• Set task
Without the pictures, return all of the material exactly as written.
☆ ☆ ☆ ☆
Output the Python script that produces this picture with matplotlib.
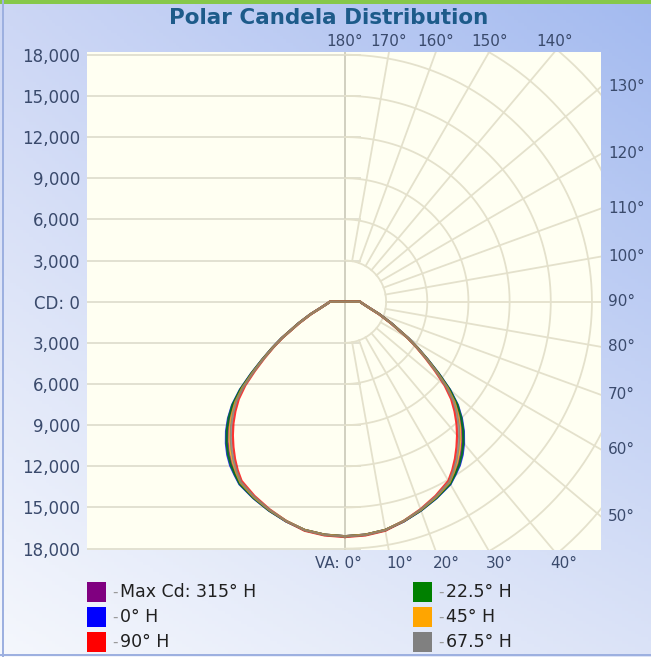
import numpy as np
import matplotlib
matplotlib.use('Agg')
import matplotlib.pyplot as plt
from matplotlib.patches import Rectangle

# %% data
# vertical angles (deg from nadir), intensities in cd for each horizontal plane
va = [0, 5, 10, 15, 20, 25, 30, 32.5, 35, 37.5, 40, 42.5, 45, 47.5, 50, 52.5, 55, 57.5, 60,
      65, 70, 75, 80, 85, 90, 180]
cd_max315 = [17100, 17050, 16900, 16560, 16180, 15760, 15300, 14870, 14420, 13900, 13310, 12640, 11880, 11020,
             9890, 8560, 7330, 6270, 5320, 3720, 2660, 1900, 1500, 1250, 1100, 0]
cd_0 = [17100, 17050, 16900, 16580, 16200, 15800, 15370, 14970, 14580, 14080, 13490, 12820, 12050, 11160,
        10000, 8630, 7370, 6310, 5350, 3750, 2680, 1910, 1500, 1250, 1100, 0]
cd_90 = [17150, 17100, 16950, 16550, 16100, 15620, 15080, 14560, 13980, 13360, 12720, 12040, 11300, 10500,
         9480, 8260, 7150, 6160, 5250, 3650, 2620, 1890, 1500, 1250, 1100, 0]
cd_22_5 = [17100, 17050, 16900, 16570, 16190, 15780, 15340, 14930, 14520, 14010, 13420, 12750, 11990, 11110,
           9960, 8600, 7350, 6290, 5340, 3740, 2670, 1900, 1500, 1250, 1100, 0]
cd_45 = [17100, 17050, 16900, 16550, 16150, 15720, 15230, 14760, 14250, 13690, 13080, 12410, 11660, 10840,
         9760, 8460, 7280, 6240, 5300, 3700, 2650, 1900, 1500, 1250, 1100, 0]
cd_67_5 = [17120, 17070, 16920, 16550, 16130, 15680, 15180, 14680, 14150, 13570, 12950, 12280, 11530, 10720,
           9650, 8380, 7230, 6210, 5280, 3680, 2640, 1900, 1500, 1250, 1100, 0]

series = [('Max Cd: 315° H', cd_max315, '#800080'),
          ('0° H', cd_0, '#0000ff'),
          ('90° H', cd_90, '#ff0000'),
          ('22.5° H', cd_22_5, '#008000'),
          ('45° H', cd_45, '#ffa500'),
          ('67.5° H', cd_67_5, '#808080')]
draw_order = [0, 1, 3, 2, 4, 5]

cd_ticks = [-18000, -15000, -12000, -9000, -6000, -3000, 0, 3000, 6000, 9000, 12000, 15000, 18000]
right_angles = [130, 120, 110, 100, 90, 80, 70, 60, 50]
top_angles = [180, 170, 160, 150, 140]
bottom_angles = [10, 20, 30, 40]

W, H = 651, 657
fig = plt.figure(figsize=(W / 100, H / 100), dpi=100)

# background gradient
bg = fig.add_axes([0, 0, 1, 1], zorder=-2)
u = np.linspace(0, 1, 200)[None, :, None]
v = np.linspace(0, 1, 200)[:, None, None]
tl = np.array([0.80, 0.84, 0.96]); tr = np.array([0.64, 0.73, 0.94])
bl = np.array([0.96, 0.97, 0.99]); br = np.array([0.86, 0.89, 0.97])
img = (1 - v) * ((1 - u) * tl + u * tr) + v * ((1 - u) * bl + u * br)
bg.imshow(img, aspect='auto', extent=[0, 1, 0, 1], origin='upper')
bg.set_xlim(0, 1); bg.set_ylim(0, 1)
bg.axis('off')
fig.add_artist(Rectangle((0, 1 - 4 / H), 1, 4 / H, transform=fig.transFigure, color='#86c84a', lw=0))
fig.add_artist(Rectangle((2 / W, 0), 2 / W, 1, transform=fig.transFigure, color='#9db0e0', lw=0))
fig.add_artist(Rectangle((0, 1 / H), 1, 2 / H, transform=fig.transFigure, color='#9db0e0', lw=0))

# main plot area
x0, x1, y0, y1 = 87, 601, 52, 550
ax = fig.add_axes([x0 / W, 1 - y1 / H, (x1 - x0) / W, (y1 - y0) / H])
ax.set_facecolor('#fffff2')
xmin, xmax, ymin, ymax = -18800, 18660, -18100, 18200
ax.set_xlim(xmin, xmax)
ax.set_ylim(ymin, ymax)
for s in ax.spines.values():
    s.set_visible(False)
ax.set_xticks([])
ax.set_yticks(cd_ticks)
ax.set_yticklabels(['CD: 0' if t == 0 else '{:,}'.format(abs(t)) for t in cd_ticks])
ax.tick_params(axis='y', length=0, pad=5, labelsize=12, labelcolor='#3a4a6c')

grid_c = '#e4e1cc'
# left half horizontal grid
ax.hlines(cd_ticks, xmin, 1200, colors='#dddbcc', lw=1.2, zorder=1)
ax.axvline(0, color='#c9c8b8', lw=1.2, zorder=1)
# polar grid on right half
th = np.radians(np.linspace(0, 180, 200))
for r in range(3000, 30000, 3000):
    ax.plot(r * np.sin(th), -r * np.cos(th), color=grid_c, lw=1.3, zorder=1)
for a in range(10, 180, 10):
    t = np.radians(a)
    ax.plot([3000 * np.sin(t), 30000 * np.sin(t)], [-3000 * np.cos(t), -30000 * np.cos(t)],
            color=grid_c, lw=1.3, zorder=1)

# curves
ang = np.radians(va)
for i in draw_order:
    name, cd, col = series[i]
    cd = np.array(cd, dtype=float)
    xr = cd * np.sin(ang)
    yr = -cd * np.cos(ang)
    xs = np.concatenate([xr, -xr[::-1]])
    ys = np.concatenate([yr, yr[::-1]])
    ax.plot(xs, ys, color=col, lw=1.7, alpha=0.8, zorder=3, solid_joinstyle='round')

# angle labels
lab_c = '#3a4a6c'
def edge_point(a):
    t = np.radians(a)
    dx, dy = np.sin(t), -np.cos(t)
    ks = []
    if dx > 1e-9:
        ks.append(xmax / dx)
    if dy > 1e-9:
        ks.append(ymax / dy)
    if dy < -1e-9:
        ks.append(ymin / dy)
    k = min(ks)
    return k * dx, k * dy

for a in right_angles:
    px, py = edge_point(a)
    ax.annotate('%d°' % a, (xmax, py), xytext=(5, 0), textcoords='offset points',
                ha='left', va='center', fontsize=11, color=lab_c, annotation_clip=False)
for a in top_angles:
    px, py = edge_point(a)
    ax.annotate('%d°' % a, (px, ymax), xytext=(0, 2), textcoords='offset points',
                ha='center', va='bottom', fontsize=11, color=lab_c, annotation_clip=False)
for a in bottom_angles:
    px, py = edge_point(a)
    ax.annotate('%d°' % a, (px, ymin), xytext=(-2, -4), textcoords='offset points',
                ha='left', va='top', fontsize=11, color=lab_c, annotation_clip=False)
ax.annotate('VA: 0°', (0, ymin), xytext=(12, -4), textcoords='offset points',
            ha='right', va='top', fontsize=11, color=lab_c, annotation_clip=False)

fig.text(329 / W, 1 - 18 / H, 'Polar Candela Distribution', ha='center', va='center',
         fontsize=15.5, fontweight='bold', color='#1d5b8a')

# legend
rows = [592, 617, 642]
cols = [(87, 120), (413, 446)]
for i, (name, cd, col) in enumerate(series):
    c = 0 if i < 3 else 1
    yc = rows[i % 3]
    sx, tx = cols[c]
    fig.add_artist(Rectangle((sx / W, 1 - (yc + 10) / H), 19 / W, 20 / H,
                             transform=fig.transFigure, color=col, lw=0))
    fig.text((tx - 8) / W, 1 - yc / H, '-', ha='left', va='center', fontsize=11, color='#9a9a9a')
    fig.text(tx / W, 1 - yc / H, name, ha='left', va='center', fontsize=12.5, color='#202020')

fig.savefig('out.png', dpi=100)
☆ ☆ ☆ ☆
• Complete response
Output the Python script that produces this picture with matplotlib.
import numpy as np
import matplotlib
matplotlib.use('Agg')
import matplotlib.pyplot as plt
from matplotlib.patches import Rectangle

# %% data
# vertical angles (deg from nadir), intensities in cd for each horizontal plane
va = [0, 5, 10, 15, 20, 25, 30, 32.5, 35, 37.5, 40, 42.5, 45, 47.5, 50, 52.5, 55, 57.5, 60,
      65, 70, 75, 80, 85, 90, 180]
cd_max315 = [17100, 17050, 16900, 16560, 16180, 15760, 15300, 14870, 14420, 13900, 13310, 12640, 11880, 11020,
             9890, 8560, 7330, 6270, 5320, 3720, 2660, 1900, 1500, 1250, 1100, 0]
cd_0 = [17100, 17050, 16900, 16580, 16200, 15800, 15370, 14970, 14580, 14080, 13490, 12820, 12050, 11160,
        10000, 8630, 7370, 6310, 5350, 3750, 2680, 1910, 1500, 1250, 1100, 0]
cd_90 = [17150, 17100, 16950, 16550, 16100, 15620, 15080, 14560, 13980, 13360, 12720, 12040, 11300, 10500,
         9480, 8260, 7150, 6160, 5250, 3650, 2620, 1890, 1500, 1250, 1100, 0]
cd_22_5 = [17100, 17050, 16900, 16570, 16190, 15780, 15340, 14930, 14520, 14010, 13420, 12750, 11990, 11110,
           9960, 8600, 7350, 6290, 5340, 3740, 2670, 1900, 1500, 1250, 1100, 0]
cd_45 = [17100, 17050, 16900, 16550, 16150, 15720, 15230, 14760, 14250, 13690, 13080, 12410, 11660, 10840,
         9760, 8460, 7280, 6240, 5300, 3700, 2650, 1900, 1500, 1250, 1100, 0]
cd_67_5 = [17120, 17070, 16920, 16550, 16130, 15680, 15180, 14680, 14150, 13570, 12950, 12280, 11530, 10720,
           9650, 8380, 7230, 6210, 5280, 3680, 2640, 1900, 1500, 1250, 1100, 0]

series = [('Max Cd: 315° H', cd_max315, '#800080'),
          ('0° H', cd_0, '#0000ff'),
          ('90° H', cd_90, '#ff0000'),
          ('22.5° H', cd_22_5, '#008000'),
          ('45° H', cd_45, '#ffa500'),
          ('67.5° H', cd_67_5, '#808080')]
draw_order = [0, 1, 3, 2, 4, 5]

cd_ticks = [-18000, -15000, -12000, -9000, -6000, -3000, 0, 3000, 6000, 9000, 12000, 15000, 18000]
right_angles = [130, 120, 110, 100, 90, 80, 70, 60, 50]
top_angles = [180, 170, 160, 150, 140]
bottom_angles = [10, 20, 30, 40]

W, H = 651, 657
fig = plt.figure(figsize=(W / 100, H / 100), dpi=100)

# background gradient
bg = fig.add_axes([0, 0, 1, 1], zorder=-2)
u = np.linspace(0, 1, 200)[None, :, None]
v = np.linspace(0, 1, 200)[:, None, None]
tl = np.array([0.80, 0.84, 0.96]); tr = np.array([0.64, 0.73, 0.94])
bl = np.array([0.96, 0.97, 0.99]); br = np.array([0.86, 0.89, 0.97])
img = (1 - v) * ((1 - u) * tl + u * tr) + v * ((1 - u) * bl + u * br)
bg.imshow(img, aspect='auto', extent=[0, 1, 0, 1], origin='upper')
bg.set_xlim(0, 1); bg.set_ylim(0, 1)
bg.axis('off')
fig.add_artist(Rectangle((0, 1 - 4 / H), 1, 4 / H, transform=fig.transFigure, color='#86c84a', lw=0))
fig.add_artist(Rectangle((2 / W, 0), 2 / W, 1, transform=fig.transFigure, color='#9db0e0', lw=0))
fig.add_artist(Rectangle((0, 1 / H), 1, 2 / H, transform=fig.transFigure, color='#9db0e0', lw=0))

# main plot area
x0, x1, y0, y1 = 87, 601, 52, 550
ax = fig.add_axes([x0 / W, 1 - y1 / H, (x1 - x0) / W, (y1 - y0) / H])
ax.set_facecolor('#fffff2')
xmin, xmax, ymin, ymax = -18800, 18660, -18100, 18200
ax.set_xlim(xmin, xmax)
ax.set_ylim(ymin, ymax)
for s in ax.spines.values():
    s.set_visible(False)
ax.set_xticks([])
ax.set_yticks(cd_ticks)
ax.set_yticklabels(['CD: 0' if t == 0 else '{:,}'.format(abs(t)) for t in cd_ticks])
ax.tick_params(axis='y', length=0, pad=5, labelsize=12, labelcolor='#3a4a6c')

grid_c = '#e4e1cc'
# left half horizontal grid
ax.hlines(cd_ticks, xmin, 1200, colors='#dddbcc', lw=1.2, zorder=1)
ax.axvline(0, color='#c9c8b8', lw=1.2, zorder=1)
# polar grid on right half
th = np.radians(np.linspace(0, 180, 200))
for r in range(3000, 30000, 3000):
    ax.plot(r * np.sin(th), -r * np.cos(th), color=grid_c, lw=1.3, zorder=1)
for a in range(10, 180, 10):
    t = np.radians(a)
    ax.plot([3000 * np.sin(t), 30000 * np.sin(t)], [-3000 * np.cos(t), -30000 * np.cos(t)],
            color=grid_c, lw=1.3, zorder=1)

# curves
ang = np.radians(va)
for i in draw_order:
    name, cd, col = series[i]
    cd = np.array(cd, dtype=float)
    xr = cd * np.sin(ang)
    yr = -cd * np.cos(ang)
    xs = np.concatenate([xr, -xr[::-1]])
    ys = np.concatenate([yr, yr[::-1]])
    ax.plot(xs, ys, color=col, lw=1.7, alpha=0.8, zorder=3, solid_joinstyle='round')

# angle labels
lab_c = '#3a4a6c'
def edge_point(a):
    t = np.radians(a)
    dx, dy = np.sin(t), -np.cos(t)
    ks = []
    if dx > 1e-9:
        ks.append(xmax / dx)
    if dy > 1e-9:
        ks.append(ymax / dy)
    if dy < -1e-9:
        ks.append(ymin / dy)
    k = min(ks)
    return k * dx, k * dy

for a in right_angles:
    px, py = edge_point(a)
    ax.annotate('%d°' % a, (xmax, py), xytext=(5, 0), textcoords='offset points',
                ha='left', va='center', fontsize=11, color=lab_c, annotation_clip=False)
for a in top_angles:
    px, py = edge_point(a)
    ax.annotate('%d°' % a, (px, ymax), xytext=(0, 2), textcoords='offset points',
                ha='center', va='bottom', fontsize=11, color=lab_c, annotation_clip=False)
for a in bottom_angles:
    px, py = edge_point(a)
    ax.annotate('%d°' % a, (px, ymin), xytext=(-2, -4), textcoords='offset points',
                ha='left', va='top', fontsize=11, color=lab_c, annotation_clip=False)
ax.annotate('VA: 0°', (0, ymin), xytext=(12, -4), textcoords='offset points',
            ha='right', va='top', fontsize=11, color=lab_c, annotation_clip=False)

fig.text(329 / W, 1 - 18 / H, 'Polar Candela Distribution', ha='center', va='center',
         fontsize=15.5, fontweight='bold', color='#1d5b8a')

# legend
rows = [592, 617, 642]
cols = [(87, 120), (413, 446)]
for i, (name, cd, col) in enumerate(series):
    c = 0 if i < 3 else 1
    yc = rows[i % 3]
    sx, tx = cols[c]
    fig.add_artist(Rectangle((sx / W, 1 - (yc + 10) / H), 19 / W, 20 / H,
                             transform=fig.transFigure, color=col, lw=0))
    fig.text((tx - 8) / W, 1 - yc / H, '-', ha='left', va='center', fontsize=11, color='#9a9a9a')
    fig.text(tx / W, 1 - yc / H, name, ha='left', va='center', fontsize=12.5, color='#202020')

fig.savefig('out.png', dpi=100)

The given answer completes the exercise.